There is also the argument for being a natural born witch and even possibly having a hereditary distinction. There has been a recent resurgence in this line of thinking as more information about Pagan lifestyles and Wicca has become available both online and on bookshelves. Eclectic Wicca is now its own tradition and the practitioner can follow a free form of worship and magick as well as choose to join a group or practice the path alone.

Many coveners are convinced that without proper training and passing on of a lineage and certain secrets, full potential and a true form of the Craft can not be attained by a solitary. From this point of view, there is the rationale of not reinventing the wheel every time someone wants to perform a ritual. Why use a free form of worship and magick that has not been tried and true when there are many proven paths to successful spell crafting?

Those in a coven also see the advantage of the energy that has been impregnated in the traditional rituals that have been used many times over as a part of magickal workings. Lineage and traditions are thought to build energy and power as well as preserve a way of life and thinking.

There are definite pros and cons to both the solitary and the coven aspects of the Craft.

When considering solitary, there are many perks such as a solitary being able to do every ritual and working their own way in their own timeframe, learning at their own pace, doing only what works for them and editing out those things that do not, having a deeply private relationship with nature and the divine, general personal freedom, total mobility, self initiation as they choose, and the possibility of developing their own tradition.

However, all this freedom comes at a price, meaning that a solitary will have to gather all their own resources, will not have access to group teachings or support, and will have to be a totally self motivated and dedicated person.

A witch working in a coven will have access to many teachings and teachers, access to coven resources, will be working within and tend to have a sense of community, should experience spiritual support, and there is always power in numbers. The flip side to this coin is the fact that there is no autonomy within a coven, no mobility (if you have to move, the coven does not move with you), one is held to coven rules and regulations, traditions can be rigorous, there is a great deal of secrecy involved with coven life, and the group initiates and advances a witch as they see fit.
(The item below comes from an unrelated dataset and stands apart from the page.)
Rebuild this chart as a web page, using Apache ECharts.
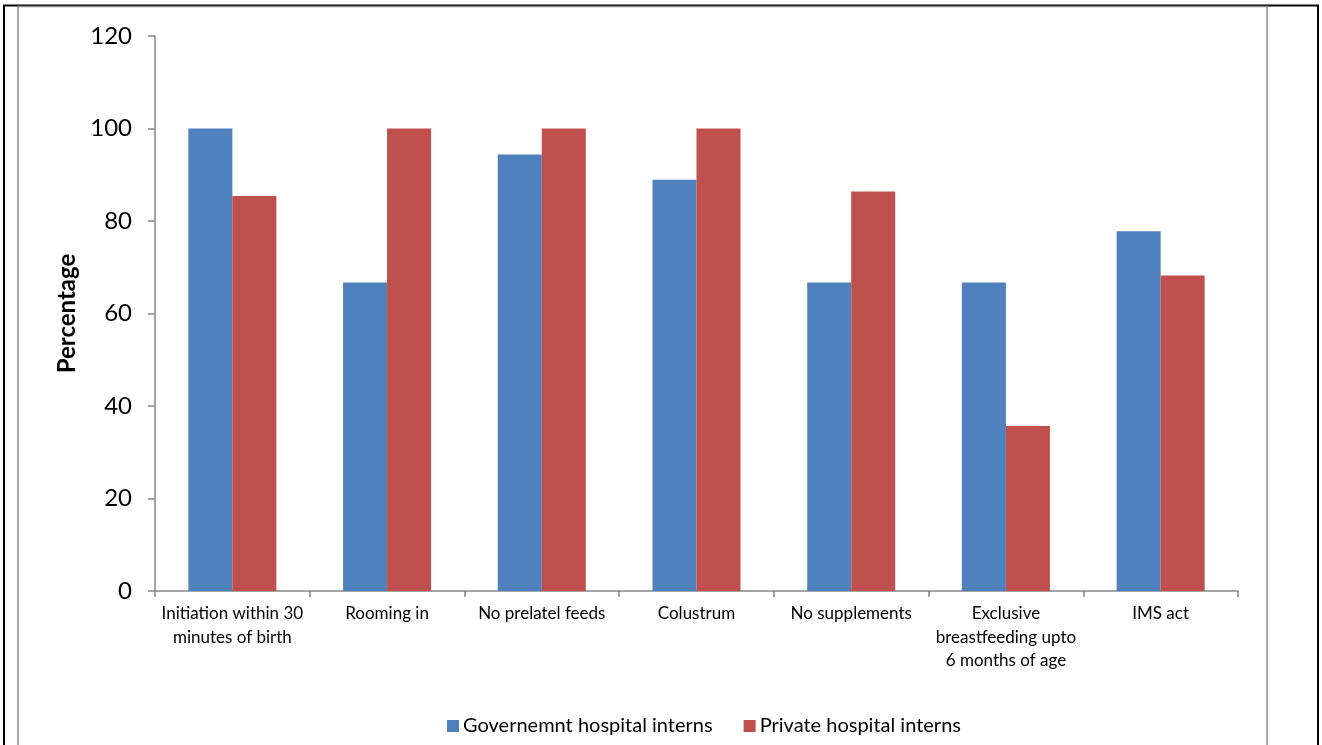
<!DOCTYPE html>
<html>
<head>
<meta charset="utf-8">
<script src="https://cdn.jsdelivr.net/npm/echarts@6/dist/echarts.min.js"></script>
<style>
html, body { margin: 0; padding: 0; background: #fff; }
#chart { width: 1322px; height: 745px; }
</style>
</head>
<body>
<div id="chart"></div>
<script>
var categories = ['Initiation within 30\nminutes of birth', 'Rooming in', 'No prelatel feeds', 'Colustrum',
    'No supplements', 'Exclusive\nbreastfeeding upto\n6 months of age', 'IMS act'];
var govValues = [100, 66.7, 94.4, 88.9, 66.7, 66.7, 77.8];
var privValues = [85.4, 100, 100, 100, 86.4, 35.7, 68.2];
var yTicks = [0, 20, 40, 60, 80, 100, 120];

var chart = echarts.init(document.getElementById('chart'));
var font = 'Lato, "Open Sans", sans-serif';
option = {
    animation: false,
    textStyle: {fontFamily: font},
    graphic: [
        // outer black frame
        {type: 'rect', shape: {x: 4, y: 5.5, width: 1314, height: 760}, style: {fill: 'none', stroke: '#000', lineWidth: 2}, silent: true},
        // inner gray frame
        {type: 'rect', shape: {x: 18, y: 6.5, width: 1249, height: 760}, style: {fill: 'none', stroke: '#8c8c8c', lineWidth: 1.5}, silent: true}
    ],
    grid: {left: 155, right: 84, top: 36, bottom: 154, containLabel: false},
    legend: {
        bottom: 4,
        left: 442,
        itemWidth: 12,
        itemHeight: 12,
        itemGap: 31,
        icon: 'rect',
        textStyle: {fontSize: 20, color: '#000', fontFamily: font, padding: [0, 0, 0, -1]}
    },
    xAxis: {
        type: 'category',
        data: categories,
        axisLine: {lineStyle: {color: '#868686', width: 1.5}},
        axisTick: {show: true, alignWithLabel: false, length: 6, lineStyle: {color: '#868686', width: 1.5}},
        axisLabel: {fontSize: 17, color: '#000', lineHeight: 23.5, margin: 11, interval: 0, fontFamily: font}
    },
    yAxis: {
        type: 'value',
        min: 0,
        max: 120,
        interval: 20,
        name: 'Percentage',
        nameLocation: 'middle',
        nameGap: 73,
        nameTextStyle: {fontSize: 24, fontWeight: 'bold', color: '#000', fontFamily: font},
        axisLine: {show: true, lineStyle: {color: '#868686', width: 1.5}},
        axisTick: {show: true, length: 7, lineStyle: {color: '#868686', width: 1.5}},
        splitLine: {show: false},
        axisLabel: {fontSize: 24, color: '#000', margin: 23, fontFamily: font,
            formatter: function (v) { return yTicks.indexOf(v) >= 0 ? String(v) : ''; }}
    },
    series: [
        {
            name: 'Governemnt hospital interns',
            type: 'bar',
            data: govValues,
            barWidth: 44,
            barGap: '0%',
            itemStyle: {color: '#4F81BD'}
        },
        {
            name: 'Private hospital interns',
            type: 'bar',
            data: privValues,
            barWidth: 44,
            barGap: '0%',
            itemStyle: {color: '#C0504D'}
        }
    ]
};
chart.setOption(option, true);
</script>
</body>
</html>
Historically speaking, covens are considered a relatively new phenomenon. With no written or artifact history of witches working in groups until the 1950’s when Gerald Gardner’s book "Witchcraft Today" came out (this is excluding the accounts from the Salem Witch Trials as most of those persecuted were believed to not be witches at all, just victims of greed and persecution), it would therefore appear that the history and lineage of the solitary witch is much older. The solitary path is something that definitely needs to be considered as a valid option by coveners, just as solitaries view coven work as an option.

Solitary witches are witches in their own right and quite possibly part of the oldest forms of Witchcraft. One of the oldest and most classic solitary witches was the Witch of Endor who was noted in the Bible starting at Samuel 1.28. Saul sought after this witch for divination before a battle he was to fight. He went to her out of fear of the future, even though he had apparently been a leader in the persecution of witches in his time.

The Witch of Endor was alone in her path and her trade. There are also many other fiction and non-fiction versions of the solitary that appear and reappear throughout history such as Circe, Medea, Kerridwen, Lilith from Jewish folklore, Morgan le Fay, Dame Alice Kyteler, Merlin, the evil Queen from Snow White, the fairy godmother of Cinderella, and both witches in the Wizard of Oz. There are certainly many more that could be added to this brief list from many different sources.

In short, the path of the solitary witch is that of the storybook witch, the wise woman, the hermit, the folk healer, the herbalist, the druid, the midwife, and the shaman. It is a proud lineage of its own, as valid as that of any other tradition or coven.

The emphasis here is that both paths have validity to them, and within a community sense, it is a shame that a spirituality such as Wicca that claims to value and honor diversity has sects in it that will maintain, a lot like Christianity and Islam, that their way is the only way to truly be or become a witch.

The Pagan and Wiccan community should strive for harmony. There should be recognition and credibility given to the diversity that exists within the community.

Some witches may be born, some called, and some made. Some witches may work within a coven and some choose to walk their own path alone as a solitary. All are witches. All are Pagans.